Exercise description => Only the lines from the one containing "Generate a LaTeX" through the one containing "(b1) -- (vv.north);" belong in the answer; copy them exactly and leave out pictures.

Exercise material =>

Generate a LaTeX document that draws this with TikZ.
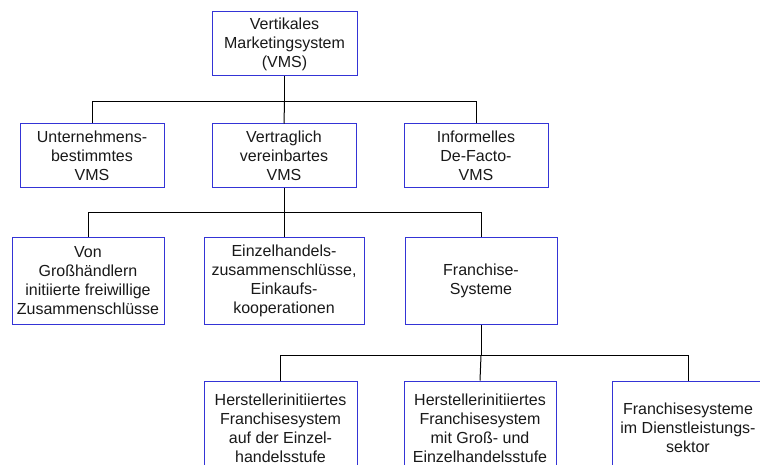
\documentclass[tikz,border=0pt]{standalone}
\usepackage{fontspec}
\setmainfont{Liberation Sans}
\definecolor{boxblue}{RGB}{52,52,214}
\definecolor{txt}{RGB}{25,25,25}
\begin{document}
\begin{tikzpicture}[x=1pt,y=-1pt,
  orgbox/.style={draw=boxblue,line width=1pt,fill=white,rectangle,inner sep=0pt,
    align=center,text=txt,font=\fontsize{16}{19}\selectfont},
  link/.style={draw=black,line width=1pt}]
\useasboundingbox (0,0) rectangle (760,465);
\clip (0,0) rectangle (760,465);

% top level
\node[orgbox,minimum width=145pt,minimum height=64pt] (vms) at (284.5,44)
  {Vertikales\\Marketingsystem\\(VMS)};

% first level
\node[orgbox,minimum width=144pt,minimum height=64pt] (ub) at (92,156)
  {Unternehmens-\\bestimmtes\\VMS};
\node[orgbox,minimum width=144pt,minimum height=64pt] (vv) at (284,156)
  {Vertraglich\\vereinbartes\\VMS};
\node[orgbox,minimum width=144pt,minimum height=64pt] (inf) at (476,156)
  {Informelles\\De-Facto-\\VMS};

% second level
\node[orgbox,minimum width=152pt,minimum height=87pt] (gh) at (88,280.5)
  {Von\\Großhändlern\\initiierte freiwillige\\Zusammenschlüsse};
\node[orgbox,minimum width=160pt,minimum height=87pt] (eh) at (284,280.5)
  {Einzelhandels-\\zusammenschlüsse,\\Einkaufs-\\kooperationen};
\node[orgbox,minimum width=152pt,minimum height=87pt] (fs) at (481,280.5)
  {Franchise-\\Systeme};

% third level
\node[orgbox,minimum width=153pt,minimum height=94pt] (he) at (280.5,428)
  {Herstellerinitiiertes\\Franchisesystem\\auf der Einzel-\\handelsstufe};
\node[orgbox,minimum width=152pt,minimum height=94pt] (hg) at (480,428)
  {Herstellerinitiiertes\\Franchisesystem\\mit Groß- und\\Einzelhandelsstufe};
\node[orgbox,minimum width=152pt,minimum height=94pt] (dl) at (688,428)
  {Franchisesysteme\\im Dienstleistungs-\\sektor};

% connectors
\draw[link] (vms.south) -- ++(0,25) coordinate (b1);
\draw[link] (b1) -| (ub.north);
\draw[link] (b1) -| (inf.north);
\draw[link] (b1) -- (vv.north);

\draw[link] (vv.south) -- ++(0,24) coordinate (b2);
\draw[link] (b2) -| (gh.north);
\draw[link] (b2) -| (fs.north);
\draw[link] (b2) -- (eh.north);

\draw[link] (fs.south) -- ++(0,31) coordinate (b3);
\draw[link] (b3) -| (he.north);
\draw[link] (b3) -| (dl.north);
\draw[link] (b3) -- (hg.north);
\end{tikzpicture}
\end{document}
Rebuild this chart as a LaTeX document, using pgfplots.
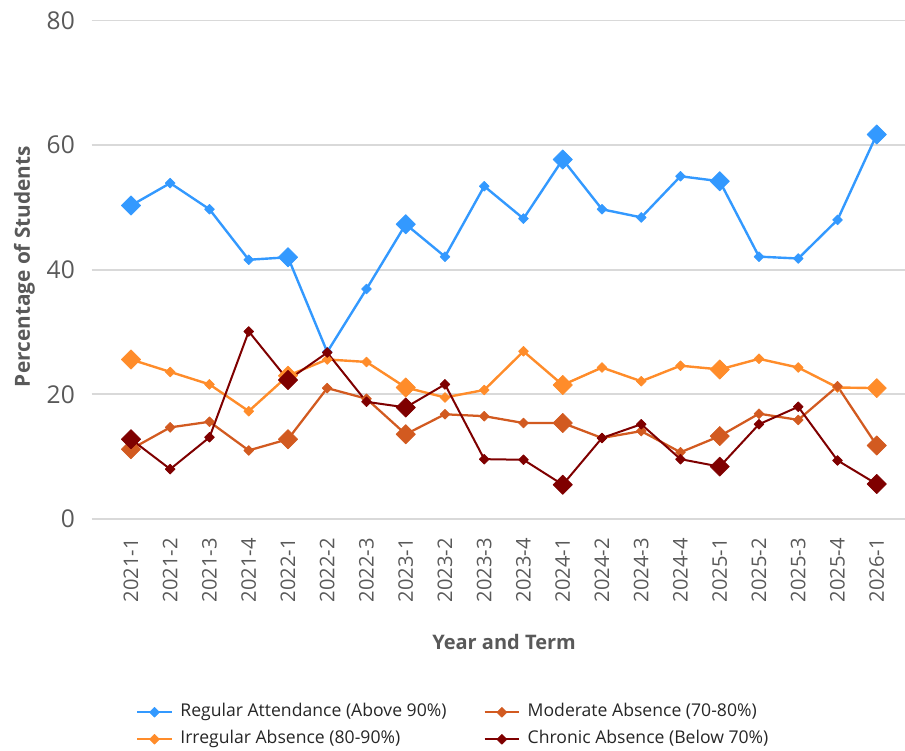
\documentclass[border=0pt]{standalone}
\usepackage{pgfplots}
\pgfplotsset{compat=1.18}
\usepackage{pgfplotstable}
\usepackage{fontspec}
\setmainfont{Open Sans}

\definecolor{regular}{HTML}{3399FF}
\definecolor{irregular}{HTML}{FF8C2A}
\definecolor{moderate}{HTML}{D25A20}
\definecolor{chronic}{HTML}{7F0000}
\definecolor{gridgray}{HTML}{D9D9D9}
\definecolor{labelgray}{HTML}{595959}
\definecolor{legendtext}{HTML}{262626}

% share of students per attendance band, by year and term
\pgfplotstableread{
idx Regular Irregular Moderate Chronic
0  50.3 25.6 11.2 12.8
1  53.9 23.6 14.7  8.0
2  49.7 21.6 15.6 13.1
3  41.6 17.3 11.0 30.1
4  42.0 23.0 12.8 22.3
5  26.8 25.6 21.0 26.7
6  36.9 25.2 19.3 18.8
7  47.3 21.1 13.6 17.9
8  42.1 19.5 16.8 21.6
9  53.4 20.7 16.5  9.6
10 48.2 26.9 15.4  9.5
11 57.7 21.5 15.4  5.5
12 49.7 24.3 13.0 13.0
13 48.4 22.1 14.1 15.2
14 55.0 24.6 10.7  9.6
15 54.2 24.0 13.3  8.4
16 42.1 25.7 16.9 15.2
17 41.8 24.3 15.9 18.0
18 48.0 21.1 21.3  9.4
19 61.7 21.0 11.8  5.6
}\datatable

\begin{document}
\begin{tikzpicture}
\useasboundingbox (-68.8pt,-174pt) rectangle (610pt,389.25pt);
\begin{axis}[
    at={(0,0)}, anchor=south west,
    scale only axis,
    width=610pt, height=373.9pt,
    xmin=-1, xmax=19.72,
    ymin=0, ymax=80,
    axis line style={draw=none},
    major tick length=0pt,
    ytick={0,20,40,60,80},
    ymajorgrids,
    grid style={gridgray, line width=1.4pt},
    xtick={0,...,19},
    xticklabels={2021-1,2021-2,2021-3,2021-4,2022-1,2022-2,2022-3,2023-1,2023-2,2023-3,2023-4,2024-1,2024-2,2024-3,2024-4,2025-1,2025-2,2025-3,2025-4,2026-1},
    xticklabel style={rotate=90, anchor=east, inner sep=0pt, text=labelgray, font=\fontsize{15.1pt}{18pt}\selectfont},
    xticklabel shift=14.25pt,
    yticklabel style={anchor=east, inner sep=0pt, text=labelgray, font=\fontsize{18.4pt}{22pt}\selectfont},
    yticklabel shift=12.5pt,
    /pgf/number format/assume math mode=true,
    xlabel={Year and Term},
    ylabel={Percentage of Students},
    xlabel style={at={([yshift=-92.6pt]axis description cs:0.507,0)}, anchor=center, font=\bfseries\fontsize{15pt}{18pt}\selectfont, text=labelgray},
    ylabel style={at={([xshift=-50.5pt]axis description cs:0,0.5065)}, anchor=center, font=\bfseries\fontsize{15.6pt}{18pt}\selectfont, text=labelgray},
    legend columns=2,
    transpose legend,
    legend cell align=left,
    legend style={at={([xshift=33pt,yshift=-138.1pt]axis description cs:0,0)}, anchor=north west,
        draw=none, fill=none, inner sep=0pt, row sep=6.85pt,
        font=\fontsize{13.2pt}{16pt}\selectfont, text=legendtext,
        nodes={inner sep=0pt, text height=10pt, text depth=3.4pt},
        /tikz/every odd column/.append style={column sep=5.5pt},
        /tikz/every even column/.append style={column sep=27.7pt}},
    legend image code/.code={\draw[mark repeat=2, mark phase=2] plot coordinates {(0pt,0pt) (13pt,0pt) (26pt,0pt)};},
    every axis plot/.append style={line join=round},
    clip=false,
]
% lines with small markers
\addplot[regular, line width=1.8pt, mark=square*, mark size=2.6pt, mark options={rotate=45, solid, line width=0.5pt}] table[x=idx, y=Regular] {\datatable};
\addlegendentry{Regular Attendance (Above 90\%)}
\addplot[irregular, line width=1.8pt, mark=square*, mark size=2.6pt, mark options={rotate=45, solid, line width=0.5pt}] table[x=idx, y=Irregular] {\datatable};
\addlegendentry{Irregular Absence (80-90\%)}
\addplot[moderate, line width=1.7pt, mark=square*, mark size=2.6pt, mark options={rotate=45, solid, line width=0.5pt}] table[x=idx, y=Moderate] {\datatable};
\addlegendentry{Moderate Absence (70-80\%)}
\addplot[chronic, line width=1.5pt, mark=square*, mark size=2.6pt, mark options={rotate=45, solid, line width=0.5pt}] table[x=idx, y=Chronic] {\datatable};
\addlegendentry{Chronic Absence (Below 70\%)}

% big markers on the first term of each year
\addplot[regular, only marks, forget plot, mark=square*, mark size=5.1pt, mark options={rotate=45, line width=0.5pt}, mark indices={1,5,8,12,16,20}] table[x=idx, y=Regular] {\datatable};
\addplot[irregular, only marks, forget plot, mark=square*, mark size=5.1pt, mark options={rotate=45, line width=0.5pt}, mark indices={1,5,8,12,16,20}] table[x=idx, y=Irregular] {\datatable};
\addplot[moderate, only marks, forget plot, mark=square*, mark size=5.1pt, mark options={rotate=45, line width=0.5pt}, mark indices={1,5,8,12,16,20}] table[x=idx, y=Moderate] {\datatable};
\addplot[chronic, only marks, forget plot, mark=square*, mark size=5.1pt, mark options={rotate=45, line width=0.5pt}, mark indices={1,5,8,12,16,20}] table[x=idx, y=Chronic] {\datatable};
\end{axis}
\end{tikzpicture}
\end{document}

==

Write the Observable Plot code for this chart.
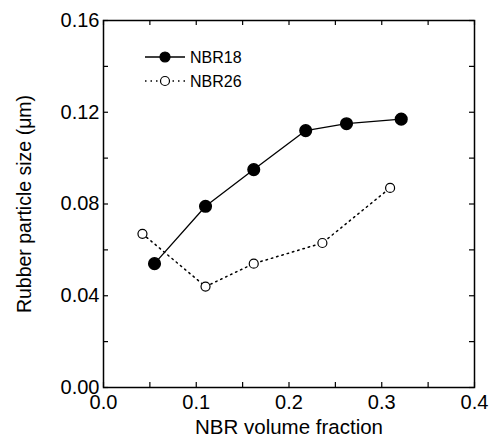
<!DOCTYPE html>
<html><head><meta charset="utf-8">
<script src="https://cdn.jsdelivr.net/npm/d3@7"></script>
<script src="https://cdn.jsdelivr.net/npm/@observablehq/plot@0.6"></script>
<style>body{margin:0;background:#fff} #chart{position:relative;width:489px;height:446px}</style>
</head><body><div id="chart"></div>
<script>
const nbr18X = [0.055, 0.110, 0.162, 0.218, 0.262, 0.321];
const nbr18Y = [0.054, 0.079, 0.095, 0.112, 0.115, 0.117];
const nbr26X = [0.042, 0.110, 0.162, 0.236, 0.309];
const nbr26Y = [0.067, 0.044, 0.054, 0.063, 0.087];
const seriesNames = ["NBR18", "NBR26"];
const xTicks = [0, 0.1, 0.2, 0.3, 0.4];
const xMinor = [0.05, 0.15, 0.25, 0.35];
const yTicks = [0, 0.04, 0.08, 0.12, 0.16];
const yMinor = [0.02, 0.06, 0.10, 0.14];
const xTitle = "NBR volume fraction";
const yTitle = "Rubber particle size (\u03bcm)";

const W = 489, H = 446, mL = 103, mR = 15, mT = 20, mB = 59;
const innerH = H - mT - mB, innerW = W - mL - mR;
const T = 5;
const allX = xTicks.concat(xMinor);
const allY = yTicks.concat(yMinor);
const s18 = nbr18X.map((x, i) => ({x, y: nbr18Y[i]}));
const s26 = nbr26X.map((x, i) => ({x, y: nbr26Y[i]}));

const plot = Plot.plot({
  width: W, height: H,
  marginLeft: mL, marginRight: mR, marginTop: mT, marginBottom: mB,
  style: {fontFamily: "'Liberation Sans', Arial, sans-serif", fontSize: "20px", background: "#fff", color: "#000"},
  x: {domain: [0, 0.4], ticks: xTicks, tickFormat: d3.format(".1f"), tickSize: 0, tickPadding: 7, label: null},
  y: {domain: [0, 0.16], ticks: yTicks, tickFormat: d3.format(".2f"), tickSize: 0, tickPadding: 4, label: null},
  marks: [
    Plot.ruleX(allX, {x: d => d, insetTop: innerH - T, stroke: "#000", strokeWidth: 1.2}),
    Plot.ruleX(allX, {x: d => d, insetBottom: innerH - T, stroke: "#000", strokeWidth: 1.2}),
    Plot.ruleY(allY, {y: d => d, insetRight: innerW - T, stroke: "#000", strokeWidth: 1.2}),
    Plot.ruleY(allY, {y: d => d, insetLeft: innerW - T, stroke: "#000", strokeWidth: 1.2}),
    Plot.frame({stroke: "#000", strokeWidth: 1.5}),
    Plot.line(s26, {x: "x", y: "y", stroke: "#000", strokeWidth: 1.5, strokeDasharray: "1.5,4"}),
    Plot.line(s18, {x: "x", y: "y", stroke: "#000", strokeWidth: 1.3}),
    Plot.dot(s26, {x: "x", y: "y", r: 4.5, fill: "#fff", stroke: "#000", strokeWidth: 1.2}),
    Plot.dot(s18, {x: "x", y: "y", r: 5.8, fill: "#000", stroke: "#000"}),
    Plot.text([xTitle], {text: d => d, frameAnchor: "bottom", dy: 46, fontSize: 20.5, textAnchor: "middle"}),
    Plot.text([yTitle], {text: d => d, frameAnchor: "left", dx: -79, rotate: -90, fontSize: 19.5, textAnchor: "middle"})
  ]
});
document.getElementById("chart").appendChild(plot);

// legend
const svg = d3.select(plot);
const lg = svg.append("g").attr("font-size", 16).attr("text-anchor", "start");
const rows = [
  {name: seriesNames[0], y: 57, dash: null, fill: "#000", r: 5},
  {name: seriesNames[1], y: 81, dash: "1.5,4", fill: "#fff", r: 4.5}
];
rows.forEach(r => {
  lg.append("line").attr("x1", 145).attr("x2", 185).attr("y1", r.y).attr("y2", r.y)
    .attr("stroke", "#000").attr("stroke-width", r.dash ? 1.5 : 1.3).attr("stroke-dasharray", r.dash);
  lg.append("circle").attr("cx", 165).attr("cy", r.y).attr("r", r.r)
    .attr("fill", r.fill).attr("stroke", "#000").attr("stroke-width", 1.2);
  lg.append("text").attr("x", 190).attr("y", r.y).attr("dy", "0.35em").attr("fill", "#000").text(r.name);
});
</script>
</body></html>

Full solution =>
Generate a LaTeX document that draws this with TikZ.
\documentclass[tikz,border=0pt]{standalone}
\usepackage{fontspec}
\setmainfont{Liberation Sans}
\definecolor{boxblue}{RGB}{52,52,214}
\definecolor{txt}{RGB}{25,25,25}
\begin{document}
\begin{tikzpicture}[x=1pt,y=-1pt,
  orgbox/.style={draw=boxblue,line width=1pt,fill=white,rectangle,inner sep=0pt,
    align=center,text=txt,font=\fontsize{16}{19}\selectfont},
  link/.style={draw=black,line width=1pt}]
\useasboundingbox (0,0) rectangle (760,465);
\clip (0,0) rectangle (760,465);

% top level
\node[orgbox,minimum width=145pt,minimum height=64pt] (vms) at (284.5,44)
  {Vertikales\\Marketingsystem\\(VMS)};

% first level
\node[orgbox,minimum width=144pt,minimum height=64pt] (ub) at (92,156)
  {Unternehmens-\\bestimmtes\\VMS};
\node[orgbox,minimum width=144pt,minimum height=64pt] (vv) at (284,156)
  {Vertraglich\\vereinbartes\\VMS};
\node[orgbox,minimum width=144pt,minimum height=64pt] (inf) at (476,156)
  {Informelles\\De-Facto-\\VMS};

% second level
\node[orgbox,minimum width=152pt,minimum height=87pt] (gh) at (88,280.5)
  {Von\\Großhändlern\\initiierte freiwillige\\Zusammenschlüsse};
\node[orgbox,minimum width=160pt,minimum height=87pt] (eh) at (284,280.5)
  {Einzelhandels-\\zusammenschlüsse,\\Einkaufs-\\kooperationen};
\node[orgbox,minimum width=152pt,minimum height=87pt] (fs) at (481,280.5)
  {Franchise-\\Systeme};

% third level
\node[orgbox,minimum width=153pt,minimum height=94pt] (he) at (280.5,428)
  {Herstellerinitiiertes\\Franchisesystem\\auf der Einzel-\\handelsstufe};
\node[orgbox,minimum width=152pt,minimum height=94pt] (hg) at (480,428)
  {Herstellerinitiiertes\\Franchisesystem\\mit Groß- und\\Einzelhandelsstufe};
\node[orgbox,minimum width=152pt,minimum height=94pt] (dl) at (688,428)
  {Franchisesysteme\\im Dienstleistungs-\\sektor};

% connectors
\draw[link] (vms.south) -- ++(0,25) coordinate (b1);
\draw[link] (b1) -| (ub.north);
\draw[link] (b1) -| (inf.north);
\draw[link] (b1) -- (vv.north);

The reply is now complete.